We were scheduled to see Dr. Jim Pratt’s protege, Shep Smith.
Patrizia Barkley, Shep’s assistant, had greeted us in the lobby of the Fox News building at a few minutes before 3 p.m. on Wednesday, the last day of March, and we had settled on chairs a few feet from the news set when Shepard Smith came sauntering in to Studio B, accompanied by his father.
He sat down behind the news desk and fitted an ear phone in place while a make up artist dabbed his face here and there. He clicked on a computer and talked to various staff members and a mysterious presence in another room.
A countdown began and then the Ole Miss alumnus from Holly Springs led a fast paced news show with quick give and take and unusual cuts to uncommon perspectives. This is the hard news programming of daytime Fox News.
I remembered a younger Shep Smith, no more energetic than the version I was watching this afternoon, but without the headliner charm and resonance of the current news anchor.
He had emerged as a star anchor for Jim Pratt’s daily campus news program, and the campus was riveted by his superior skills, clever delivery and endless charm.
When he came back to campus last fall for a program in the Overby Center, he drew the largest crowd of the year, an audience that filled every seat and lined the walls, and in his disarming, informal style, he completely charmed the crowd.
Shep was as a general assignment reporter for the New York bureau of Fox News. Then he became a senior correspondent.
He reported the Columbine school shootings; President Clinton’s impeachment trial; the conflict in Kosovo; the Jonesboro, Ark. and Paducah, Ky. school shootings; Princess Diana’s funeral; the murder of Gianni Versace and the O.J. Simpson civil trial.
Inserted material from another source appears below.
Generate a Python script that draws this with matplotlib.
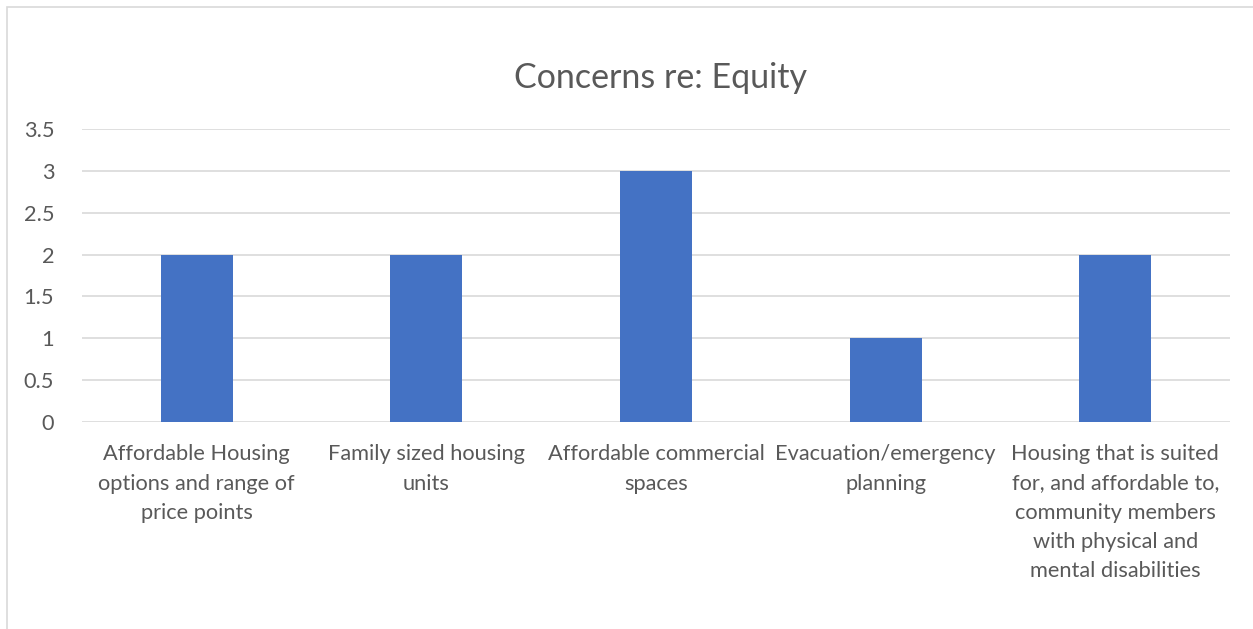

He had been with Fox News Edge in Los Angeles where he reported the crash of TWA Flight 800, the Montana Freemen standoff, the 1996 presidential campaign and the Oklahoma City bombing. He also worked for A Current Affair.
After Ole Miss, Shep had begun at WJHG-TV (NBC) in Panama City, Fla.
Jim Pratt had come to Ole Miss in 1982, and Shep Smith enrolled as a freshman in 1983. Some time during the 1984-85 school year, Dr. Jim had mentioned a promising young man from Holly Springs. He pointed him out to me, and I watched him as the semesters progressed.
Now more than 25 years later, it is amazing to see the talent that Jim Pratt had identified years ago as potential and to think of what Dr. Jim might be saying if he were sitting beside me in Studio B.